**DIRECTION**
Only the pictures are left out: repeat the rest of the entries exactly.

**THE DATA**
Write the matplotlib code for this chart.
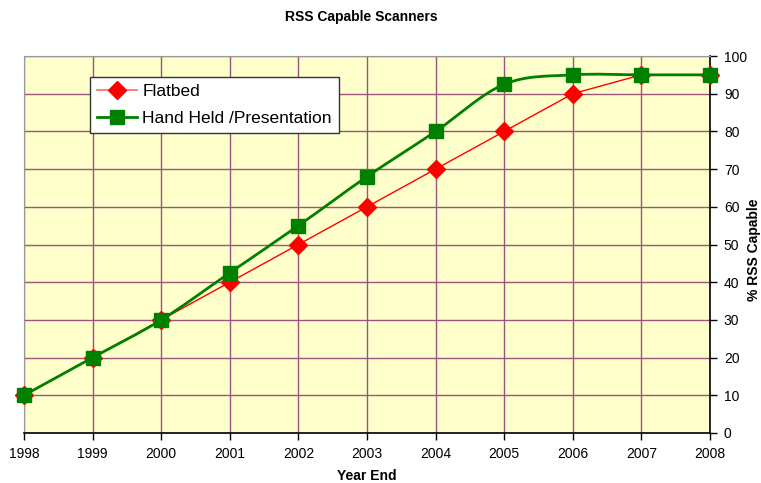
import matplotlib
matplotlib.use("Agg")
import matplotlib.pyplot as plt
from matplotlib.path import Path
from matplotlib.patches import PathPatch
from matplotlib.lines import Line2D
import numpy as np

plt.rcParams['font.family'] = ['Liberation Sans', 'DejaVu Sans']

years = [1998, 1999, 2000, 2001, 2002, 2003, 2004, 2005, 2006, 2007, 2008]
flatbed = [10, 20, 30, 40, 50, 60, 70, 80, 90, 95, 95]
handheld = [10, 20, 30, 42.5, 55, 68, 80, 92.5, 95, 95, 95]
yticks = list(range(0, 101, 10))

fig = plt.figure(figsize=(7.61, 4.83), dpi=100)
ax = fig.add_axes([24/761, 1-433/483, (710-24)/761, (433-56)/483])
ax.set_facecolor('#FFFFCC')
ax.set_xlim(years[0], years[-1])
ax.set_ylim(0, 100)
ax.set_xticks(years)
ax.set_yticks(yticks)
ax.grid(True, color='#99557a', linewidth=1.0, zorder=0)
ax.set_axisbelow(True)

ax.yaxis.tick_right()
ax.yaxis.set_label_position('right')
ax.tick_params(axis='both', direction='out', length=5, width=1, labelsize=10, colors='black')
ax.tick_params(axis='y', pad=5)
ax.tick_params(axis='x', pad=5)
for s in ['left', 'top']:
    ax.spines[s].set_color('#999999')
for s in ['bottom', 'right']:
    ax.spines[s].set_color('black')
    ax.spines[s].set_linewidth(1.2)

# Flatbed: straight lines
ax.plot(years, flatbed, color='red', linewidth=1, marker='D', markersize=9,
        markeredgecolor='red', markerfacecolor='red', zorder=3, clip_on=False)

# Hand held: smoothed (Excel-style Bezier)
x = np.array(years, dtype=float)
y = np.array(handheld, dtype=float)
verts = [(x[0], y[0])]
codes = [Path.MOVETO]
n = len(x)
for i in range(n - 1):
    p0 = np.array([x[max(i-1, 0)], y[max(i-1, 0)]])
    p1 = np.array([x[i], y[i]])
    p2 = np.array([x[i+1], y[i+1]])
    p3 = np.array([x[min(i+2, n-1)], y[min(i+2, n-1)]])
    c1 = p1 + (p2 - p0) / 6.0
    c2 = p2 - (p3 - p1) / 6.0
    verts += [tuple(c1), tuple(c2), tuple(p2)]
    codes += [Path.CURVE4] * 3
ax.add_patch(PathPatch(Path(verts, codes), facecolor='none', edgecolor='#008000',
                       linewidth=2, zorder=4))
ax.plot(years, handheld, linestyle='none', marker='s', markersize=10,
        markeredgecolor='#008000', markerfacecolor='#008000', zorder=5, clip_on=False)

h1 = Line2D([], [], color='#FF6666', linewidth=1.2, marker='D', markersize=9,
            markerfacecolor='red', markeredgecolor='red')
h2 = Line2D([], [], color='#008000', linewidth=2, marker='s', markersize=10,
            markerfacecolor='#008000', markeredgecolor='#008000')
leg = ax.legend([h1, h2], ['Flatbed', 'Hand Held /Presentation'],
                loc='upper left', bbox_to_anchor=((90-24)/686, (433-77)/377),
                fontsize=12.5, frameon=True, fancybox=False, framealpha=1,
                edgecolor='#333333', borderpad=0.42, labelspacing=0.65,
                handlelength=2.3, handletextpad=0.3, borderaxespad=0)
leg.get_frame().set_linewidth(1)

fig.text(361/761, 1-17/483, 'RSS Capable Scanners', ha='center', va='center',
         fontsize=10, fontweight='bold')
fig.text(367/761, 1-476/483, 'Year End', ha='center', va='center',
         fontsize=10, fontweight='bold')
fig.text(754/761, 1-250/483, '% RSS Capable', ha='center', va='center',
         rotation=90, fontsize=10, fontweight='bold')

fig.savefig('out.png', dpi=100)
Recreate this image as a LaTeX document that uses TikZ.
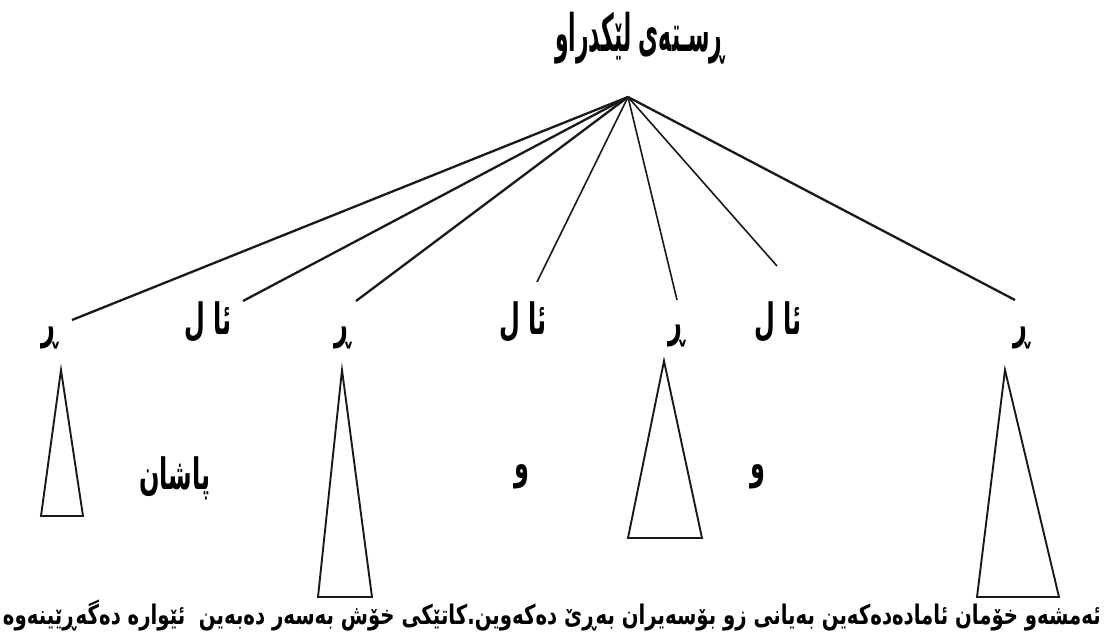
\documentclass[tikz,border=0pt]{standalone}
\usepackage{fontspec}
\usepackage{graphicx}
\TeXXeTstate=1
\newfontfamily\kufont[Script=Arabic]{DejaVu Sans}
\tikzset{
  lbl/.style={inner sep=0pt, font=\kufont\bfseries\fontsize{24}{28}\selectfont},
  ttl/.style={inner sep=0pt, font=\kufont\bfseries\fontsize{28}{32}\selectfont},
  sent/.style={inner sep=0pt, font=\kufont\bfseries\fontsize{18}{22}\selectfont},
  thick branch/.style={line width=2.3pt, black!90},
  thin branch/.style={line width=1.6pt, black!90},
  tri/.style={line width=1.9pt, black!90},
}
\begin{document}
\begin{tikzpicture}[x=1pt,y=-1pt]
\useasboundingbox (0,0) rectangle (1106,640);
% title and root
\node[ttl] (title) at (640,38) {\scalebox{0.78}[1.85]{\beginR ڕسـتەی لێکدراو\endR}};
\coordinate (root) at (628,97);
% top-level labels
\node[lbl] (r1) at (50,338) {\scalebox{1}[1.8]{\beginR ڕ\endR}};
\node[lbl] (c1) at (208,322) {\scalebox{1}[1.8]{\beginR ئا ل\endR}};
\node[lbl] (r2) at (343,338) {\scalebox{1}[1.8]{\beginR ڕ\endR}};
\node[lbl] (c2) at (523,322) {\scalebox{1}[1.8]{\beginR ئا ل\endR}};
\node[lbl] (r3) at (677,336) {\scalebox{1}[1.8]{\beginR ڕ\endR}};
\node[lbl] (c3) at (778,322) {\scalebox{1}[1.8]{\beginR ئا ل\endR}};
\node[lbl] (r4) at (1022,338) {\scalebox{1}[1.8]{\beginR ڕ\endR}};
% branch end points
\coordinate (e1) at (72,320);
\coordinate (e2) at (243,301);
\coordinate (e3) at (356,301);
\coordinate (e4) at (537,282);
\coordinate (e5) at (677,300);
\coordinate (e6) at (777,266);
\coordinate (e7) at (1015,300);
\draw[thick branch] (root) -- (e1);
\draw[thick branch] (root) -- (e2);
\draw[thick branch] (root) -- (e3);
\draw[thin branch] (root) -- (e4);
\draw[thin branch] (root) -- (e5);
\draw[thin branch] (root) -- (e6);
\draw[thick branch] (root) -- (e7);
% triangles
\coordinate (t1a) at (61,370);  \coordinate (t1l) at (41,516);  \coordinate (t1r) at (83,516);
\coordinate (t2a) at (342,370); \coordinate (t2l) at (318,597); \coordinate (t2r) at (372,597);
\coordinate (t3a) at (664,361); \coordinate (t3l) at (628,538); \coordinate (t3r) at (702,538);
\coordinate (t4a) at (1005,370);\coordinate (t4l) at (977,597); \coordinate (t4r) at (1059,597);
\draw[tri] (t1a) -- (t1l) -- (t1r) -- cycle;
\draw[tri] (t2a) -- (t2l) -- (t2r) -- cycle;
\draw[tri] (t3a) -- (t3l) -- (t3r) -- cycle;
\draw[tri] (t4a) -- (t4l) -- (t4r) -- cycle;
% conjunctions
\node[lbl] (k1) at (175,478) {\scalebox{1}[1.8]{\beginR پاشان\endR}};
\node[lbl] (k2) at (522,477) {\scalebox{1}[1.8]{\beginR و\endR}};
\node[lbl] (k3) at (758,477) {\scalebox{1}[1.8]{\beginR و\endR}};
% sentence
\node[sent] (s) at (552,616) {\scalebox{1.095}[1.5]{\beginR ئەمشەو خۆمان ئامادەدەکەین بەیانی زو بۆسەیران بەڕێ دەکەوین.کاتێکی خۆش بەسەر دەبەین\ \ ئێوارە دەگەڕێینەوە\endR}};
\end{tikzpicture}
\end{document}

**RESULT BELOW**
Write the matplotlib code for this chart.
import matplotlib
matplotlib.use("Agg")
import matplotlib.pyplot as plt
from matplotlib.path import Path
from matplotlib.patches import PathPatch
from matplotlib.lines import Line2D
import numpy as np

plt.rcParams['font.family'] = ['Liberation Sans', 'DejaVu Sans']

years = [1998, 1999, 2000, 2001, 2002, 2003, 2004, 2005, 2006, 2007, 2008]
flatbed = [10, 20, 30, 40, 50, 60, 70, 80, 90, 95, 95]
handheld = [10, 20, 30, 42.5, 55, 68, 80, 92.5, 95, 95, 95]
yticks = list(range(0, 101, 10))

fig = plt.figure(figsize=(7.61, 4.83), dpi=100)
ax = fig.add_axes([24/761, 1-433/483, (710-24)/761, (433-56)/483])
ax.set_facecolor('#FFFFCC')
ax.set_xlim(years[0], years[-1])
ax.set_ylim(0, 100)
ax.set_xticks(years)
ax.set_yticks(yticks)
ax.grid(True, color='#99557a', linewidth=1.0, zorder=0)
ax.set_axisbelow(True)

ax.yaxis.tick_right()
ax.yaxis.set_label_position('right')
ax.tick_params(axis='both', direction='out', length=5, width=1, labelsize=10, colors='black')
ax.tick_params(axis='y', pad=5)
ax.tick_params(axis='x', pad=5)
for s in ['left', 'top']:
    ax.spines[s].set_color('#999999')
for s in ['bottom', 'right']:
    ax.spines[s].set_color('black')
    ax.spines[s].set_linewidth(1.2)

# Flatbed: straight lines
ax.plot(years, flatbed, color='red', linewidth=1, marker='D', markersize=9,
        markeredgecolor='red', markerfacecolor='red', zorder=3, clip_on=False)

# Hand held: smoothed (Excel-style Bezier)
x = np.array(years, dtype=float)
y = np.array(handheld, dtype=float)
verts = [(x[0], y[0])]
codes = [Path.MOVETO]
n = len(x)
for i in range(n - 1):
    p0 = np.array([x[max(i-1, 0)], y[max(i-1, 0)]])
    p1 = np.array([x[i], y[i]])
    p2 = np.array([x[i+1], y[i+1]])
    p3 = np.array([x[min(i+2, n-1)], y[min(i+2, n-1)]])
    c1 = p1 + (p2 - p0) / 6.0
    c2 = p2 - (p3 - p1) / 6.0
    verts += [tuple(c1), tuple(c2), tuple(p2)]
    codes += [Path.CURVE4] * 3
ax.add_patch(PathPatch(Path(verts, codes), facecolor='none', edgecolor='#008000',
                       linewidth=2, zorder=4))
ax.plot(years, handheld, linestyle='none', marker='s', markersize=10,
        markeredgecolor='#008000', markerfacecolor='#008000', zorder=5, clip_on=False)

h1 = Line2D([], [], color='#FF6666', linewidth=1.2, marker='D', markersize=9,
            markerfacecolor='red', markeredgecolor='red')
h2 = Line2D([], [], color='#008000', linewidth=2, marker='s', markersize=10,
            markerfacecolor='#008000', markeredgecolor='#008000')
leg = ax.legend([h1, h2], ['Flatbed', 'Hand Held /Presentation'],
                loc='upper left', bbox_to_anchor=((90-24)/686, (433-77)/377),
                fontsize=12.5, frameon=True, fancybox=False, framealpha=1,
                edgecolor='#333333', borderpad=0.42, labelspacing=0.65,
                handlelength=2.3, handletextpad=0.3, borderaxespad=0)
leg.get_frame().set_linewidth(1)

fig.text(361/761, 1-17/483, 'RSS Capable Scanners', ha='center', va='center',
         fontsize=10, fontweight='bold')
fig.text(367/761, 1-476/483, 'Year End', ha='center', va='center',
         fontsize=10, fontweight='bold')
fig.text(754/761, 1-250/483, '% RSS Capable', ha='center', va='center',
         rotation=90, fontsize=10, fontweight='bold')

fig.savefig('out.png', dpi=100)
Recreate this image as a LaTeX document that uses TikZ.
\documentclass[tikz,border=0pt]{standalone}
\usepackage{fontspec}
\usepackage{graphicx}
\TeXXeTstate=1
\newfontfamily\kufont[Script=Arabic]{DejaVu Sans}
\tikzset{
  lbl/.style={inner sep=0pt, font=\kufont\bfseries\fontsize{24}{28}\selectfont},
  ttl/.style={inner sep=0pt, font=\kufont\bfseries\fontsize{28}{32}\selectfont},
  sent/.style={inner sep=0pt, font=\kufont\bfseries\fontsize{18}{22}\selectfont},
  thick branch/.style={line width=2.3pt, black!90},
  thin branch/.style={line width=1.6pt, black!90},
  tri/.style={line width=1.9pt, black!90},
}
\begin{document}
\begin{tikzpicture}[x=1pt,y=-1pt]
\useasboundingbox (0,0) rectangle (1106,640);
% title and root
\node[ttl] (title) at (640,38) {\scalebox{0.78}[1.85]{\beginR ڕسـتەی لێکدراو\endR}};
\coordinate (root) at (628,97);
% top-level labels
\node[lbl] (r1) at (50,338) {\scalebox{1}[1.8]{\beginR ڕ\endR}};
\node[lbl] (c1) at (208,322) {\scalebox{1}[1.8]{\beginR ئا ل\endR}};
\node[lbl] (r2) at (343,338) {\scalebox{1}[1.8]{\beginR ڕ\endR}};
\node[lbl] (c2) at (523,322) {\scalebox{1}[1.8]{\beginR ئا ل\endR}};
\node[lbl] (r3) at (677,336) {\scalebox{1}[1.8]{\beginR ڕ\endR}};
\node[lbl] (c3) at (778,322) {\scalebox{1}[1.8]{\beginR ئا ل\endR}};
\node[lbl] (r4) at (1022,338) {\scalebox{1}[1.8]{\beginR ڕ\endR}};
% branch end points
\coordinate (e1) at (72,320);
\coordinate (e2) at (243,301);
\coordinate (e3) at (356,301);
\coordinate (e4) at (537,282);
\coordinate (e5) at (677,300);
\coordinate (e6) at (777,266);
\coordinate (e7) at (1015,300);
\draw[thick branch] (root) -- (e1);
\draw[thick branch] (root) -- (e2);
\draw[thick branch] (root) -- (e3);
\draw[thin branch] (root) -- (e4);
\draw[thin branch] (root) -- (e5);
\draw[thin branch] (root) -- (e6);
\draw[thick branch] (root) -- (e7);
% triangles
\coordinate (t1a) at (61,370);  \coordinate (t1l) at (41,516);  \coordinate (t1r) at (83,516);
\coordinate (t2a) at (342,370); \coordinate (t2l) at (318,597); \coordinate (t2r) at (372,597);
\coordinate (t3a) at (664,361); \coordinate (t3l) at (628,538); \coordinate (t3r) at (702,538);
\coordinate (t4a) at (1005,370);\coordinate (t4l) at (977,597); \coordinate (t4r) at (1059,597);
\draw[tri] (t1a) -- (t1l) -- (t1r) -- cycle;
\draw[tri] (t2a) -- (t2l) -- (t2r) -- cycle;
\draw[tri] (t3a) -- (t3l) -- (t3r) -- cycle;
\draw[tri] (t4a) -- (t4l) -- (t4r) -- cycle;
% conjunctions
\node[lbl] (k1) at (175,478) {\scalebox{1}[1.8]{\beginR پاشان\endR}};
\node[lbl] (k2) at (522,477) {\scalebox{1}[1.8]{\beginR و\endR}};
\node[lbl] (k3) at (758,477) {\scalebox{1}[1.8]{\beginR و\endR}};
% sentence
\node[sent] (s) at (552,616) {\scalebox{1.095}[1.5]{\beginR ئەمشەو خۆمان ئامادەدەکەین بەیانی زو بۆسەیران بەڕێ دەکەوین.کاتێکی خۆش بەسەر دەبەین\ \ ئێوارە دەگەڕێینەوە\endR}};
\end{tikzpicture}
\end{document}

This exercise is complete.